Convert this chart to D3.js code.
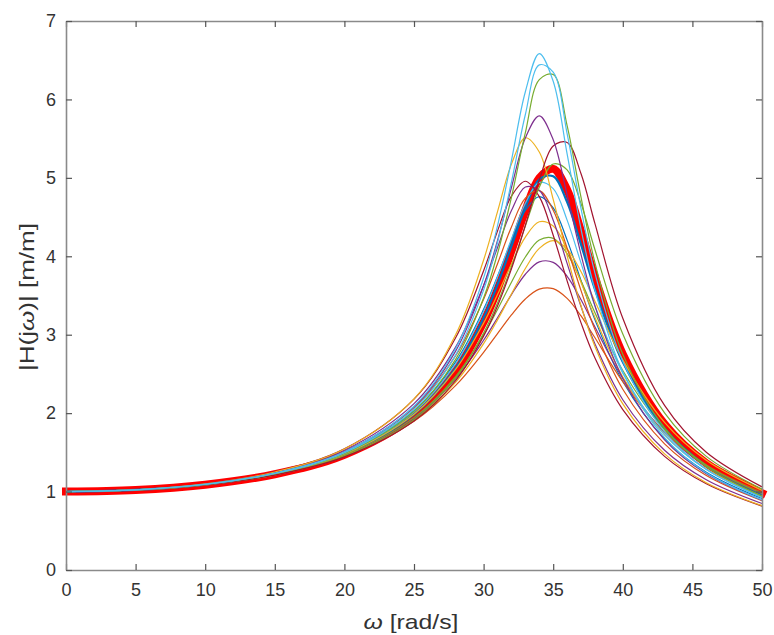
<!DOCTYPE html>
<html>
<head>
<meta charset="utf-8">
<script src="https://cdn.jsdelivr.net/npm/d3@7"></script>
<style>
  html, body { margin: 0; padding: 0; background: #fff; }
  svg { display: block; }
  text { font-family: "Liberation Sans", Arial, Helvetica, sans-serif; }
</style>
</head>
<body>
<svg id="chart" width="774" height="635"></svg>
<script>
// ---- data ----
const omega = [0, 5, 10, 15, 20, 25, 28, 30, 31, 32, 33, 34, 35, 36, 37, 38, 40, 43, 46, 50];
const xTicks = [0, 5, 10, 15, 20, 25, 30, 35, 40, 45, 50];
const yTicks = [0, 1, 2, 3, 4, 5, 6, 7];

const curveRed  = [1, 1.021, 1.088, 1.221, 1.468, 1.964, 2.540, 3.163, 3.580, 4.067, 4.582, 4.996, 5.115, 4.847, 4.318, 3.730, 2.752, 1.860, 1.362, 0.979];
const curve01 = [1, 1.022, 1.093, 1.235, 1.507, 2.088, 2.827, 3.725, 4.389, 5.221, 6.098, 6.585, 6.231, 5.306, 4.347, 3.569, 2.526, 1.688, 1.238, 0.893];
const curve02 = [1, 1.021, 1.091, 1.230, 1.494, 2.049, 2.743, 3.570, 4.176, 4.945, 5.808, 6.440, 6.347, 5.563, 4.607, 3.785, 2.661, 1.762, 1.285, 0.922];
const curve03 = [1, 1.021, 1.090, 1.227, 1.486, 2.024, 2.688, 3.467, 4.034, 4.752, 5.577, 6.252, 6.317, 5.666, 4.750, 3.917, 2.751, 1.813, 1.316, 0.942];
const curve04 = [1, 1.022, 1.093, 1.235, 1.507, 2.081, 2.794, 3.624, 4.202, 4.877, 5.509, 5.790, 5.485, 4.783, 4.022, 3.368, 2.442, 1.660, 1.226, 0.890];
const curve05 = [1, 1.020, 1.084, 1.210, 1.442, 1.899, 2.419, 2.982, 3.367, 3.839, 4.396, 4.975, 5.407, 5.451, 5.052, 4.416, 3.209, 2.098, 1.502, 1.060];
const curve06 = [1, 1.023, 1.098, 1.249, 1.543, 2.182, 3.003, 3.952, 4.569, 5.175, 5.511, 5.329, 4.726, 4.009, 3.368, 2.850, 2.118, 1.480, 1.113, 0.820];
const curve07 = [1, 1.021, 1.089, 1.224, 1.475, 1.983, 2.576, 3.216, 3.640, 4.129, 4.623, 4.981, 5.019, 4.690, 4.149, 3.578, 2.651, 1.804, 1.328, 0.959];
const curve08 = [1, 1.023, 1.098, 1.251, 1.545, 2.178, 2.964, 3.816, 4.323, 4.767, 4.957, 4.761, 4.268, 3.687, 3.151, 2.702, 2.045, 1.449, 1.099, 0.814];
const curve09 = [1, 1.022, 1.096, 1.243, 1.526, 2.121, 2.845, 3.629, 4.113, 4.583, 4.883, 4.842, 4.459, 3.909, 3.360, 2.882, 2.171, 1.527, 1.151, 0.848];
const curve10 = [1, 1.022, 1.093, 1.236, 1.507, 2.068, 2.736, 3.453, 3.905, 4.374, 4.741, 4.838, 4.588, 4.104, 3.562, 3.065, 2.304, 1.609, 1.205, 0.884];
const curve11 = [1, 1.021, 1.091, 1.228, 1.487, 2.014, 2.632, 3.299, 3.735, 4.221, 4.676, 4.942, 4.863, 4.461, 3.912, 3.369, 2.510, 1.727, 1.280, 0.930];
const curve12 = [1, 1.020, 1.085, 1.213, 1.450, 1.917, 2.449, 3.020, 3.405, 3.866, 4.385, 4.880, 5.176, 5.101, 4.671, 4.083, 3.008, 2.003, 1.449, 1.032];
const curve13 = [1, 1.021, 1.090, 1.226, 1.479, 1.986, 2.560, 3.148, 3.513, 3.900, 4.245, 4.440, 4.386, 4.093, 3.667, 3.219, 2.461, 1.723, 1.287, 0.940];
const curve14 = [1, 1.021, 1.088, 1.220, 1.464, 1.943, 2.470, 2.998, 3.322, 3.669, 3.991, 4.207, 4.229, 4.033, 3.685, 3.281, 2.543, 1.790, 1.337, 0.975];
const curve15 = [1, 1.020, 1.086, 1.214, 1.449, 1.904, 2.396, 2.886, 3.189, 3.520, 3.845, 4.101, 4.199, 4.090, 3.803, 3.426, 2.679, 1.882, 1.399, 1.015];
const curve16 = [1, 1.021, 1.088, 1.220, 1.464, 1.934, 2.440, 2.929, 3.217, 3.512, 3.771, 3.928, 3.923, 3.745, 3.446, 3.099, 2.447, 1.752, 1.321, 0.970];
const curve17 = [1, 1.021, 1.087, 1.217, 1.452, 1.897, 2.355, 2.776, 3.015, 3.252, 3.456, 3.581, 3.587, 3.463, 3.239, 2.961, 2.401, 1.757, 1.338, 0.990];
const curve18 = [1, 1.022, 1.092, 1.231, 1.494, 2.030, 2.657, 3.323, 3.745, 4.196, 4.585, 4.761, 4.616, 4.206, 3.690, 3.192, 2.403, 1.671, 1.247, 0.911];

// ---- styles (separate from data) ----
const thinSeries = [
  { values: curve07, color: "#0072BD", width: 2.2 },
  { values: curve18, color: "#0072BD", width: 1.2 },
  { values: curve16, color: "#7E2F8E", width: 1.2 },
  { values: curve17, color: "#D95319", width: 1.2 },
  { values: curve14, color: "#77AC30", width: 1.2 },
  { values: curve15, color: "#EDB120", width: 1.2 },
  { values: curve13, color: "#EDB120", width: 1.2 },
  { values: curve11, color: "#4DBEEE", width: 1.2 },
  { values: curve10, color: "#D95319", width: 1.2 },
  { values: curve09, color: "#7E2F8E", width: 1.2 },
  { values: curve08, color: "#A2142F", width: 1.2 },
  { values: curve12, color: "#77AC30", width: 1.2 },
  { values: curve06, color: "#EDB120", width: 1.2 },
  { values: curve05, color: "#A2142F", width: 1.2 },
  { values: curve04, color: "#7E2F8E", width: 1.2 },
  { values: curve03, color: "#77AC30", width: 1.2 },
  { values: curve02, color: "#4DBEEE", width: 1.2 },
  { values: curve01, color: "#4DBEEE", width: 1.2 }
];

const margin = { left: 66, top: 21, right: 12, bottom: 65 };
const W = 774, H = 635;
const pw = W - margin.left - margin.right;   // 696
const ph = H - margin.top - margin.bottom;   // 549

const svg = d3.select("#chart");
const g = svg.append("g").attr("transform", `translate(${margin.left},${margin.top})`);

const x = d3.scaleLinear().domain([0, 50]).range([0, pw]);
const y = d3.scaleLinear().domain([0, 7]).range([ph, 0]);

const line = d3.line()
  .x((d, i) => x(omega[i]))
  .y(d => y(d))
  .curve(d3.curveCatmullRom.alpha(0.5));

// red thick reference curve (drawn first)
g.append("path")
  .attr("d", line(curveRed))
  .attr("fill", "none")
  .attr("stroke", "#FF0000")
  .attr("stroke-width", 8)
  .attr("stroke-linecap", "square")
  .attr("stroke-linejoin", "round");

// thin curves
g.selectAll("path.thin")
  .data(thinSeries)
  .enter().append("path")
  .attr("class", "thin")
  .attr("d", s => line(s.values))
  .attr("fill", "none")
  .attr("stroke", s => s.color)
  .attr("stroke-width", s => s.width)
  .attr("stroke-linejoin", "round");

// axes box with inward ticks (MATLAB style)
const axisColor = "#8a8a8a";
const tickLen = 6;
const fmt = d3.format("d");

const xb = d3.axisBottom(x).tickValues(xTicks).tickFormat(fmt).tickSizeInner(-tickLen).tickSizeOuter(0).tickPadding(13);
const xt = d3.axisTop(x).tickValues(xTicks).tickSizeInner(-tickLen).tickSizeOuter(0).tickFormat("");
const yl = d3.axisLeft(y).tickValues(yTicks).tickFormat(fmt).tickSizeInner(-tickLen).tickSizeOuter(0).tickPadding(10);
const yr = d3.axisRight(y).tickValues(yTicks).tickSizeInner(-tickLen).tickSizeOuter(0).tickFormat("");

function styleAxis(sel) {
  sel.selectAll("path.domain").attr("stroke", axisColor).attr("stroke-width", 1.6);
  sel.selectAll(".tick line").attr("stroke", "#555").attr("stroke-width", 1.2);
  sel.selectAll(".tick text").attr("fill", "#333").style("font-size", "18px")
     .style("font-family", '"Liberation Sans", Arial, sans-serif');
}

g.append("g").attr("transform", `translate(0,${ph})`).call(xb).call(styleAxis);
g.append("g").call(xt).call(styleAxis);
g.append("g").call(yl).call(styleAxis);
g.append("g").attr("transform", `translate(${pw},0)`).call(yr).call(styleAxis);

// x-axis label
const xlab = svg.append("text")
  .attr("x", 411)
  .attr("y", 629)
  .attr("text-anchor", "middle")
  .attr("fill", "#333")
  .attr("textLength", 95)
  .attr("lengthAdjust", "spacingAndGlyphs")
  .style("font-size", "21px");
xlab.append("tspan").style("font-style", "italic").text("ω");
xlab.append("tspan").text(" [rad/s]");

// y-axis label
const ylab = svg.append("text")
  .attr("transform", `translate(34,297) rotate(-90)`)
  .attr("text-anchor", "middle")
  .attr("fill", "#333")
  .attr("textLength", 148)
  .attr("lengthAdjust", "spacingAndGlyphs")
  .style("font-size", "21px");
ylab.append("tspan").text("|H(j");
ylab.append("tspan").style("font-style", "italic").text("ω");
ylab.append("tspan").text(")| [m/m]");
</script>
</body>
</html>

**Objective**
Go from the first line of the data above to the line containing "const yTicks = [0, 1, 2, 3, 4, 5, 6, 7];" and retype exactly those lines, both included, but none of the pictures.

**Complete response**
Convert this chart to D3.js code.
<!DOCTYPE html>
<html>
<head>
<meta charset="utf-8">
<script src="https://cdn.jsdelivr.net/npm/d3@7"></script>
<style>
  html, body { margin: 0; padding: 0; background: #fff; }
  svg { display: block; }
  text { font-family: "Liberation Sans", Arial, Helvetica, sans-serif; }
</style>
</head>
<body>
<svg id="chart" width="774" height="635"></svg>
<script>
// ---- data ----
const omega = [0, 5, 10, 15, 20, 25, 28, 30, 31, 32, 33, 34, 35, 36, 37, 38, 40, 43, 46, 50];
const xTicks = [0, 5, 10, 15, 20, 25, 30, 35, 40, 45, 50];
const yTicks = [0, 1, 2, 3, 4, 5, 6, 7];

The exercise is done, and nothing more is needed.